White Boy Posse
- The group uses the Reichskriegsflagge of Nazi Germany, as shown in photos.
- Founded: 2003
- Founder: Sean "Fat Mike" Jackson
- Founding location: Edmonton, Alberta, Canada
- Territory: Western Canada
- Ethnicity: White Canadian
- Membership: unknown
- Activities: Drug trafficking, assault, and murder
- Allies: Hells Angels MC Syndicate Motorcycle Club; ;
- Rivals: Bandidos MC; Manitoba Warriors; Crazy Dragons Killers; Indian Posse; Redd Alert; Independent Soldiers;
- Notable members: Joshua Petrin

= White Boy Posse =

Canadian neo-Nazi criminal organization

White Boy Posse (WBP), sometimes spelled as the Whiteboy Posse, is a Canadian White supremacist neo-Nazi organized crime group founded in 2003 in Edmonton, Alberta, Canada, the organization is primarily active in Western Canada.

==Formation and history==
The White Boy Posse was founded in the year 2003 by Sean "Fat Mike" Jackson, a close associate of the Hells Angels Motorcycle Club.

Members are known to come from impoverished backgrounds, experiencing violence and abuse on a regular basis. Racist attitudes tend to initially be learned at home and later manipulated by gang leaders.

The gang first received media attention in Edmonton in 2004 after five White Boy Posse members were kidnapped and assaulted by rival gang the Crazy Dragon Killers.

Since its initial formation, the gang has since spread and currently operating in Alberta, Saskatchewan and the Northwest Territories.

==Structure and organization==
The White Boy Posse is a criminal enterprise that conducts cross-border business with a broad spectrum of other gangs and organized crime groups.
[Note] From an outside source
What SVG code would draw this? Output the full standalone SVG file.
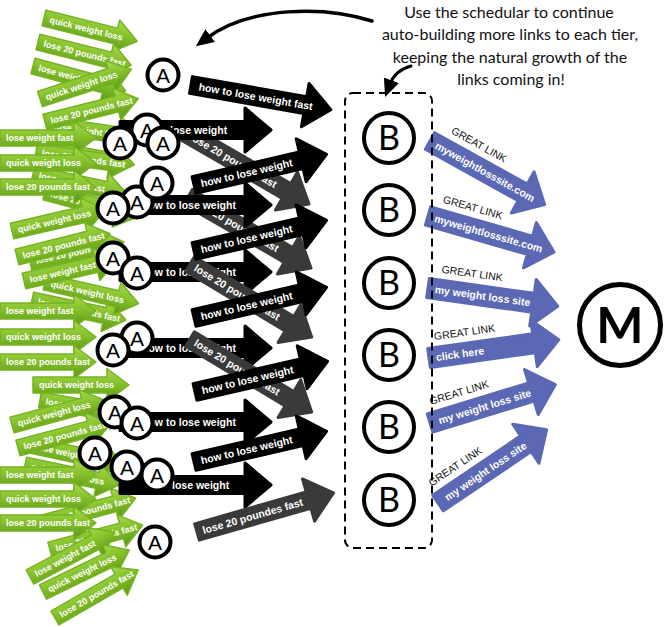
<svg xmlns="http://www.w3.org/2000/svg" xmlns:xlink="http://www.w3.org/1999/xlink" width="667" height="627" viewBox="0 0 667 627">
<defs>
<linearGradient id="gg" x1="0" y1="0" x2="0" y2="1">
<stop offset="0" stop-color="#a9da4c"/><stop offset="0.45" stop-color="#86c22c"/><stop offset="1" stop-color="#5a9616"/>
</linearGradient>
<path id="ga" d="M0,-8 H74 V-16.5 L96,0 L74,16.5 V8 H0 Z" fill="url(#gg)" stroke="#76b322" stroke-width="1.5" stroke-linejoin="round"/>
<path id="bk" d="M0,-8.5 H110 V-22 L136,0 L110,22 V8.5 H0 Z" fill="#000" stroke="#000" stroke-width="3" stroke-linejoin="round"/>
<path id="bh" d="M0,-8.5 H125 V-22 L151,0 L125,22 V8.5 H0 Z" fill="#000" stroke="#000" stroke-width="3" stroke-linejoin="round"/>
<path id="gy" d="M0,-8.5 H116 V-22 L142,0 L116,22 V8.5 H0 Z" fill="#3a3a3a" stroke="#3a3a3a" stroke-width="3" stroke-linejoin="round"/>
<path id="bl" d="M0,-9.5 H106 V-23.5 L131,0 L106,23.5 V9.5 H0 Z" fill="#5b68b4" stroke="#5b68b4" stroke-width="3" stroke-linejoin="round"/>
<marker id="ah" markerUnits="userSpaceOnUse" markerWidth="20" markerHeight="20" refX="4" refY="8" orient="auto">
<path d="M0,0 L18,8 L0,16 Z" fill="#000"/>
</marker>
<style>
.gt{font-family:"Liberation Sans",Arial,sans-serif;font-weight:bold;font-size:9px;fill:#fff}
.bt{font-family:"Liberation Sans",Arial,sans-serif;font-weight:bold;font-size:10.5px;fill:#fff}
.gl{font-family:"Liberation Sans",Arial,sans-serif;font-size:10.5px;fill:#111}
.ac{fill:#fff;stroke:#000;stroke-width:4}
.at{font-family:"Liberation Sans",Arial,sans-serif;font-size:21px;text-anchor:middle;fill:#000}
.bc{fill:#fff;stroke:#000;stroke-width:4}
.bb{font-family:Lato,"Liberation Sans",sans-serif;font-size:34px;text-anchor:middle;fill:#000}
.note{font-family:Lato,"Liberation Sans",sans-serif;font-size:16px;text-anchor:middle;fill:#111}
</style>
</defs>

<g id="green-back">
<g id="h1" transform="translate(48,125) rotate(8)"><use href="#ga"/><text class="gt" x="6" y="3.2">lose weight fast</text></g>
<g id="h2" transform="translate(40,148) rotate(10)"><use href="#ga"/><text class="gt" x="6" y="3.2">quick weight loss</text></g>
<g id="h3" transform="translate(36,152) rotate(8)"><use href="#ga"/><text class="gt" x="6" y="3.2">lose 20 pounds fast</text></g>
<g id="h4" transform="translate(33,174) rotate(12)"><use href="#ga"/><text class="gt" x="6" y="3.2">lose weight fast</text></g>
<g id="h5" transform="translate(45,192) rotate(15)"><use href="#ga"/><text class="gt" x="6" y="3.2">lose 20 pounds fast</text></g>
<g id="h6" transform="translate(30,262) rotate(-12)"><use href="#ga"/><text class="gt" x="6" y="3.2">lose 20 pounds fast</text></g>
<g id="h7" transform="translate(32,300) rotate(12)"><use href="#ga"/><text class="gt" x="6" y="3.2">lose 20 pounds fast</text></g>
<g id="h8" transform="translate(40,400) rotate(10)"><use href="#ga"/><text class="gt" x="6" y="3.2">lose 20 pounds fast</text></g>
<g id="h9" transform="translate(30,445) rotate(12)"><use href="#ga"/><text class="gt" x="6" y="3.2">lose weight fast</text></g>
<g id="h10" transform="translate(25,465) rotate(12)"><use href="#ga"/><text class="gt" x="6" y="3.2">quick weight loss</text></g>
<g id="h11" transform="translate(43,523) rotate(-15)"><use href="#ga"/><text class="gt" x="6" y="3.2">lose 20 pounds fast</text></g>
<g id="h12" transform="translate(50,550) rotate(-15)"><use href="#ga"/><text class="gt" x="6" y="3.2">lose 20 pounds fast</text></g>
</g>

<g id="green-front">
<g id="g1" transform="translate(44,18) rotate(14)"><use href="#ga"/><text class="gt" x="6" y="3.2">quick weight loss</text></g>
<g id="g2" transform="translate(38,42) rotate(14)"><use href="#ga"/><text class="gt" x="6" y="3.2">lose 20 pounds fast</text></g>
<g id="g3" transform="translate(33,66) rotate(15)"><use href="#ga"/><text class="gt" x="6" y="3.2">lose weight fast</text></g>
<g id="g4" transform="translate(40,99) rotate(-18)"><use href="#ga"/><text class="gt" x="6" y="3.2">quick weight loss</text></g>
<g id="g5" transform="translate(45,122) rotate(-14)"><use href="#ga"/><text class="gt" x="6" y="3.2">lose 20 pounds fast</text></g>
<g id="g6" transform="translate(0,138)"><use href="#ga"/><text class="gt" x="6" y="3.2">lose weight fast</text></g>
<g id="g7" transform="translate(0,163)"><use href="#ga"/><text class="gt" x="6" y="3.2">quick weight loss</text></g>
<g id="g8" transform="translate(0,187)"><use href="#ga"/><text class="gt" x="6" y="3.2">lose 20 pounds fast</text></g>
<g id="g9" transform="translate(12,231) rotate(-13)"><use href="#ga"/><text class="gt" x="6" y="3.2">quick weight loss</text></g>
<g id="g10" transform="translate(17,257) rotate(-14)"><use href="#ga"/><text class="gt" x="6" y="3.2">lose 20 pounds fast</text></g>
<g id="g12" transform="translate(45,282) rotate(13)"><use href="#ga"/><text class="gt" x="6" y="3.2">quick weight loss</text></g>
<g id="g11" transform="translate(24,281) rotate(-13)"><use href="#ga"/><text class="gt" x="6" y="3.2">lose weight fast</text></g>
<g id="g13" transform="translate(0,311)"><use href="#ga"/><text class="gt" x="6" y="3.2">lose weight fast</text></g>
<g id="g14" transform="translate(0,337)"><use href="#ga"/><text class="gt" x="6" y="3.2">quick weight loss</text></g>
<g id="g15" transform="translate(0,362)"><use href="#ga"/><text class="gt" x="6" y="3.2">lose 20 pounds fast</text></g>
<g id="g16" transform="translate(33,385)"><use href="#ga"/><text class="gt" x="6" y="3.2">quick weight loss</text></g>
<g id="g17" transform="translate(12,425) rotate(-15)"><use href="#ga"/><text class="gt" x="6" y="3.2">quick weight loss</text></g>
<g id="g18" transform="translate(18,448) rotate(-15)"><use href="#ga"/><text class="gt" x="6" y="3.2">lose 20 pounds fast</text></g>
<g id="g19" transform="translate(0,475)"><use href="#ga"/><text class="gt" x="6" y="3.2">lose weight fast</text></g>
<g id="g20" transform="translate(0,499)"><use href="#ga"/><text class="gt" x="6" y="3.2">quick weight loss</text></g>
<g id="g21" transform="translate(0,523)"><use href="#ga"/><text class="gt" x="6" y="3.2">lose 20 pounds fast</text></g>
<g id="g22" transform="translate(30,577) rotate(-28)"><use href="#ga"/><text class="gt" x="6" y="3.2">lose weight fast</text></g>
<g id="g23" transform="translate(43,592) rotate(-26)"><use href="#ga"/><text class="gt" x="6" y="3.2">quick weight loss</text></g>
<g id="g24" transform="translate(55,618) rotate(-30)"><use href="#ga"/><text class="gt" x="6" y="3.2">lose 20 pounds fast</text></g>
</g>

<g id="connectors">
<g id="k1" transform="translate(186,133) rotate(30)"><use href="#gy"/><text class="bt" x="6" y="3.8">lose 20 pounds fast</text></g>
<g id="k2" transform="translate(188,197) rotate(30)"><use href="#gy"/><text class="bt" x="6" y="3.8">lose 20 pounds fast</text></g>
<g id="r1" transform="translate(120,130)"><use href="#bh"/><text class="bt" x="50" y="3.8">lose weight</text></g>
<g id="r2" transform="translate(120,205)"><use href="#bh"/><text class="bt" x="22" y="3.8">how to lose weight</text></g>
<g id="r3" transform="translate(120,272)"><use href="#bh"/><text class="bt" x="22" y="3.8">how to lose weight</text></g>
<g id="k3" transform="translate(190,264) rotate(31)"><use href="#gy"/><text class="bt" x="6" y="3.8">lose 20 pounds fast</text></g>
<g id="r4" transform="translate(120,348)"><use href="#bh"/><text class="bt" x="22" y="3.8">how to lose weight</text></g>
<g id="k4" transform="translate(190,339) rotate(31)"><use href="#gy"/><text class="bt" x="6" y="3.8">lose 20 pounds fast</text></g>
<g id="r5" transform="translate(120,422)"><use href="#bh"/><text class="bt" x="22" y="3.8">how to lose weight</text></g>
<g id="r6" transform="translate(120,485)"><use href="#bh"/><text class="bt" x="52" y="3.8">lose weight</text></g>
<g id="ra" transform="translate(191,85) rotate(10)"><path d="M0,-8.5 H116 V-22 L142,0 L116,22 V8.5 H0 Z" fill="#000" stroke="#000" stroke-width="3" stroke-linejoin="round"/><text class="bt" x="8" y="3.8">how to lose weight fast</text></g>
<g id="rb" transform="translate(194,185) rotate(-13)"><use href="#bk"/><text class="bt" x="7" y="3.8">how to lose weight</text></g>
<g id="rc" transform="translate(194,251) rotate(-13)"><use href="#bk"/><text class="bt" x="7" y="3.8">how to lose weight</text></g>
<g id="rd" transform="translate(194,318) rotate(-13)"><use href="#bk"/><text class="bt" x="7" y="3.8">how to lose weight</text></g>
<g id="re" transform="translate(195,392) rotate(-13)"><use href="#bk"/><text class="bt" x="7" y="3.8">how to lose weight</text></g>
<g id="rf" transform="translate(194,462) rotate(-13)"><use href="#bk"/><text class="bt" x="7" y="3.8">how to lose weight</text></g>
<g id="k5" transform="translate(197,532) rotate(-16)"><use href="#gy"/><text class="bt" x="6" y="3.8">lose 20 poundes fast</text></g>

<g id="u1" transform="translate(430,141) rotate(29)"><use href="#bl"/><text class="gl" x="14" y="-17">GREAT LINK</text><text class="bt" x="7" y="4">myweightlosssite.com</text></g>
<g id="u2" transform="translate(428,216) rotate(16)"><use href="#bl"/><text class="gl" x="10" y="-17">GREAT LINK</text><text class="bt" x="7" y="4">myweightlosssite.com</text></g>
<g id="u3" transform="translate(428,288) rotate(8)"><use href="#bl"/><text class="gl" x="11" y="-17">GREAT LINK</text><text class="bt" x="7" y="4">my weight loss site</text></g>
<g id="u4" transform="translate(429,358) rotate(-8)"><use href="#bl"/><text class="gl" x="8" y="-17">GREAT LINK</text><text class="bt" x="7" y="4">click here</text></g>
<g id="u5" transform="translate(430,423) rotate(-17)"><use href="#bl"/><text class="gl" x="6" y="-17">GREAT LINK</text><text class="bt" x="9" y="4">my weight loss site</text></g>
<g id="u6" transform="translate(438,503) rotate(-34)"><use href="#bl"/><text class="gl" x="4" y="-17">GREAT LINK</text><text class="bt" x="9" y="4">my weight loss site</text></g>

<path id="c1" d="M372,21 C325,6 250,6 207,38" fill="none" stroke="#000" stroke-width="3.5" stroke-linecap="round" marker-end="url(#ah)"/>
<path id="c2" d="M411,66 C400,69 393,76 390,84" fill="none" stroke="#000" stroke-width="3" stroke-linecap="round" marker-end="url(#ah)"/>
</g>

<g id="tier1">
<g id="a1"><circle class="ac" cx="163" cy="75" r="15.5"/><text class="at" x="163" y="82.5">A</text></g>
<g id="a2"><circle class="ac" cx="147" cy="130" r="15.5"/><text class="at" x="147" y="137.5">A</text></g>
<g id="a3"><circle class="ac" cx="120" cy="143" r="15.5"/><text class="at" x="120" y="150.5">A</text></g>
<g id="a4"><circle class="ac" cx="163" cy="143" r="15.5"/><text class="at" x="163" y="150.5">A</text></g>
<g id="a5"><circle class="ac" cx="137" cy="202" r="15.5"/><text class="at" x="137" y="209.5">A</text></g>
<g id="a6"><circle class="ac" cx="157" cy="183" r="15.5"/><text class="at" x="157" y="190.5">A</text></g>
<g id="a7"><circle class="ac" cx="113" cy="208" r="15.5"/><text class="at" x="113" y="215.5">A</text></g>
<g id="a8"><circle class="ac" cx="113" cy="258" r="15.5"/><text class="at" x="113" y="265.5">A</text></g>
<g id="a9"><circle class="ac" cx="137" cy="273" r="15.5"/><text class="at" x="137" y="280.5">A</text></g>
<g id="a10"><circle class="ac" cx="137" cy="338" r="15.5"/><text class="at" x="137" y="345.5">A</text></g>
<g id="a11"><circle class="ac" cx="113" cy="350" r="15.5"/><text class="at" x="113" y="357.5">A</text></g>
<g id="a12"><circle class="ac" cx="115" cy="412" r="15.5"/><text class="at" x="115" y="419.5">A</text></g>
<g id="a13"><circle class="ac" cx="137" cy="423" r="15.5"/><text class="at" x="137" y="430.5">A</text></g>
<g id="a14"><circle class="ac" cx="95" cy="453" r="15.5"/><text class="at" x="95" y="460.5">A</text></g>
<g id="a15"><circle class="ac" cx="127" cy="467" r="15.5"/><text class="at" x="127" y="474.5">A</text></g>
<g id="a16"><circle class="ac" cx="157" cy="475" r="15.5"/><text class="at" x="157" y="482.5">A</text></g>
<g id="a17"><circle class="ac" cx="155" cy="542" r="15.5"/><text class="at" x="155" y="549.5">A</text></g>
</g>

<g id="tier2">
<rect id="box" x="345" y="93" width="87" height="455" rx="8" fill="none" stroke="#000" stroke-width="2" stroke-dasharray="8 5"/>
<g id="b1"><circle class="bc" cx="389" cy="138" r="25"/><text class="bb" x="389" y="150">B</text></g>
<g id="b2"><circle class="bc" cx="389" cy="210" r="25"/><text class="bb" x="389" y="222">B</text></g>
<g id="b3"><circle class="bc" cx="389" cy="283" r="25"/><text class="bb" x="389" y="295">B</text></g>
<g id="b4"><circle class="bc" cx="389" cy="355" r="25"/><text class="bb" x="389" y="367">B</text></g>
<g id="b5"><circle class="bc" cx="389" cy="427" r="25"/><text class="bb" x="389" y="439">B</text></g>
<g id="b6"><circle class="bc" cx="389" cy="500" r="25"/><text class="bb" x="389" y="512">B</text></g>
</g>

<g id="money"><circle cx="620" cy="325" r="40.5" fill="#fff" stroke="#000" stroke-width="5"/><text x="620" y="343" font-family="Lato, 'Liberation Sans', sans-serif" font-size="50" font-weight="bold" text-anchor="middle" fill="#000">M</text></g>

<g id="note">
<text class="note" x="509" y="18">Use the schedular to continue</text>
<text class="note" x="510" y="40">auto-building more links to each tier,</text>
<text class="note" x="510" y="63">keeping the natural growth of the</text>
<text class="note" x="511" y="85">links coming in!</text>
</g>
</svg>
The group is primarily active in Northern Alberta, but had reach as far as Yellowknife. Groups like the White Boy Posse are employed by larger criminal organizations to carry out crimes that would risk drawing police attention.

Fully initiated members, referred to as "fully-patched", sport tattoos of the gang. WBP members also tend to exhibit tattoos of typical Nazi symbolism clichés including the Hakenkreuz, the reichsadler, and other related national socialist motifs reminiscent of the Third Reich. However, they appear to have no links to any of the country's white power skinhead gangs, despite their neo-Nazi ideological stance. Nevertheless, the WBP is widely considered by Canadian law enforcement to be bent on racial supremacism.

==Notable crimes==
===Death of Martin William Kent===
In 2007, Martin William Kent, who belonged to the White Boy Posse, was run over and killed while trying to prevent fellow WBP member William Roy King from stealing his car. King later pleaded guilty to criminal negligence causing death and was sentenced to 3.5 years in prison.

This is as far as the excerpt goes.